Records for processing:
○ ○ ○ ○ ○ ○ ○

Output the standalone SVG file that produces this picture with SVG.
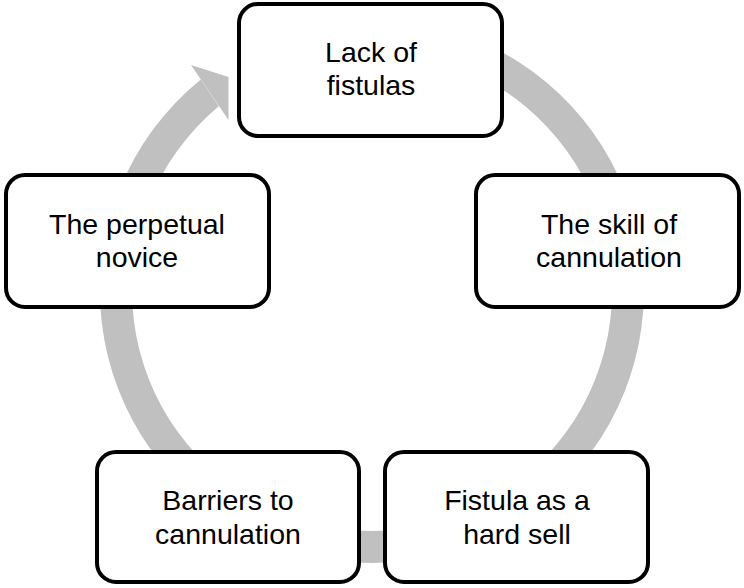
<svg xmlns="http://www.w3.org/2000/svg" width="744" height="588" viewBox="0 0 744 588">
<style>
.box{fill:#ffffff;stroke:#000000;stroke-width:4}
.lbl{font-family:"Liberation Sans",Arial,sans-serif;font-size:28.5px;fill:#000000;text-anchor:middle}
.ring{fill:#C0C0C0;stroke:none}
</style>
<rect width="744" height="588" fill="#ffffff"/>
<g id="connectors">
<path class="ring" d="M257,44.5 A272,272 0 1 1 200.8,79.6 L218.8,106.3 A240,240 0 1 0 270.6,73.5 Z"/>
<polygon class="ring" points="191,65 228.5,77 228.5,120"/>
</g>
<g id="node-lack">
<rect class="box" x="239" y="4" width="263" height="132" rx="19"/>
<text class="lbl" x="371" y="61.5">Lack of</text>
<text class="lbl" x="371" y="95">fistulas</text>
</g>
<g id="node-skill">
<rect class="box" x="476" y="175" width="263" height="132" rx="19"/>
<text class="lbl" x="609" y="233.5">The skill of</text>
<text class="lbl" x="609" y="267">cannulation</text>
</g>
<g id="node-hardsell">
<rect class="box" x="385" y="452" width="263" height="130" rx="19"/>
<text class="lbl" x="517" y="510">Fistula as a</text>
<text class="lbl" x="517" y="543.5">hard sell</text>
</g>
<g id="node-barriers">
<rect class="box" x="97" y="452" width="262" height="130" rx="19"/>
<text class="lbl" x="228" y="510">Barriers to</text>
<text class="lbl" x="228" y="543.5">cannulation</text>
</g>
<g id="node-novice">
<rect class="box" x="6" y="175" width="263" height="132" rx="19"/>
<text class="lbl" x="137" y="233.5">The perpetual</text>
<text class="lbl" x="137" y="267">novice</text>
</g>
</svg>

○ ○ ○ ○ ○ ○ ○

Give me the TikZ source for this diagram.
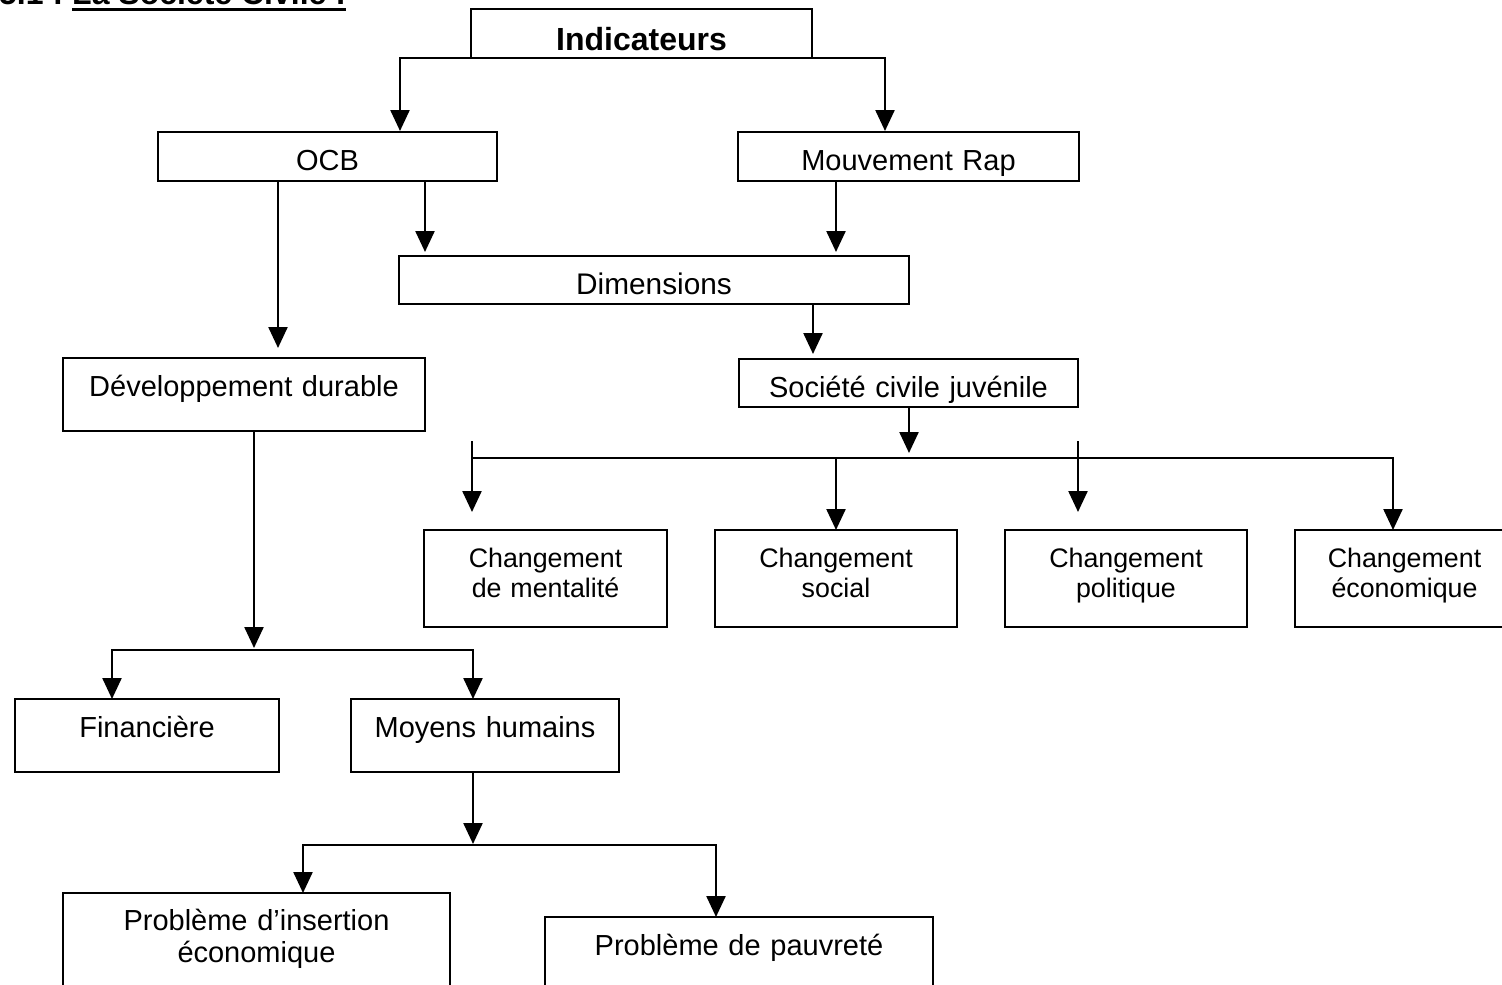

○ ○ ○ ○ ○ ○ ○

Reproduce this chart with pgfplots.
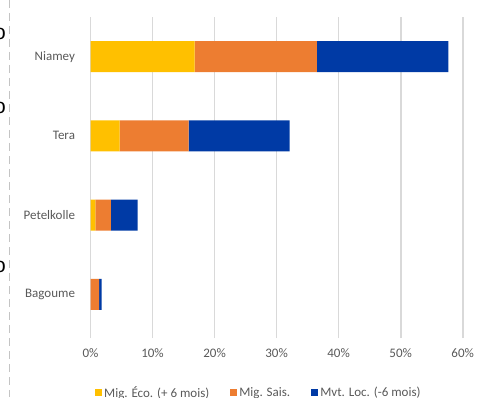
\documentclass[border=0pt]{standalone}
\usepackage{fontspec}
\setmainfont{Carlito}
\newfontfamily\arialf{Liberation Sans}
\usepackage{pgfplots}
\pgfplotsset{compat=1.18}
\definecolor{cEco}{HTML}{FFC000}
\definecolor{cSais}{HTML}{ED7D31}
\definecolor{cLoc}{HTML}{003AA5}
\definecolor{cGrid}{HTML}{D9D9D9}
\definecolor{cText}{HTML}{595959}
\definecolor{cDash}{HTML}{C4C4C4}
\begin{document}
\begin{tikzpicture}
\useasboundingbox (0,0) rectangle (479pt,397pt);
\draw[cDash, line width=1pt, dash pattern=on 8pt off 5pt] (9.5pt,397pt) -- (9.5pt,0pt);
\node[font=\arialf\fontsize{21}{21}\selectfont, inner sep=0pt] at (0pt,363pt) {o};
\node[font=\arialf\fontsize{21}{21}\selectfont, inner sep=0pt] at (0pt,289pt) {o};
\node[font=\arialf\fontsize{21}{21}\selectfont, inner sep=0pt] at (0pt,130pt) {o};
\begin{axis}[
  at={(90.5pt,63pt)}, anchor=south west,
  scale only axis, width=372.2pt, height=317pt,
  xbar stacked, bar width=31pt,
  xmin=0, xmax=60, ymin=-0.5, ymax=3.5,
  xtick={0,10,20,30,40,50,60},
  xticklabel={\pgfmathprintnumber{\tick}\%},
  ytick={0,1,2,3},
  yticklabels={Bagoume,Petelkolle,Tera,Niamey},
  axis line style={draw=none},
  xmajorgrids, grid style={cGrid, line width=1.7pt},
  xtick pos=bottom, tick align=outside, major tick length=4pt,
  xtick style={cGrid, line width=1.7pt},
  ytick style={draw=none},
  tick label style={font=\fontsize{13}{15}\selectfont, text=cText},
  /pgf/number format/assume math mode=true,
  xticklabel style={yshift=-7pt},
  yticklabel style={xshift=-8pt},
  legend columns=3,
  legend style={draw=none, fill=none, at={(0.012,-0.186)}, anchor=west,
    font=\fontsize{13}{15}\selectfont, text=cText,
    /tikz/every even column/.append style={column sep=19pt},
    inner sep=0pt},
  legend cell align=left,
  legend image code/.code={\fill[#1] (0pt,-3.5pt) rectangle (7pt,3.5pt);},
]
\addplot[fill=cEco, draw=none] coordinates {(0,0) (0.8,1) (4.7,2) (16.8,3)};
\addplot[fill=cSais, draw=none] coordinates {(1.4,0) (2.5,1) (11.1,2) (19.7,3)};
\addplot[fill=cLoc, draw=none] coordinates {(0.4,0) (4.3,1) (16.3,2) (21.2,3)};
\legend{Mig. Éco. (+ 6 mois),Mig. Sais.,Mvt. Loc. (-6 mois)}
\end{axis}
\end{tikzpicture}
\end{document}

○ ○ ○ ○ ○ ○ ○

The task:
Lines containing the word "this" must all be returned from the material above.

Reply to the task:
Output the standalone SVG file that produces this picture with SVG.
Give me the TikZ source for this diagram.
Reproduce this chart with pgfplots.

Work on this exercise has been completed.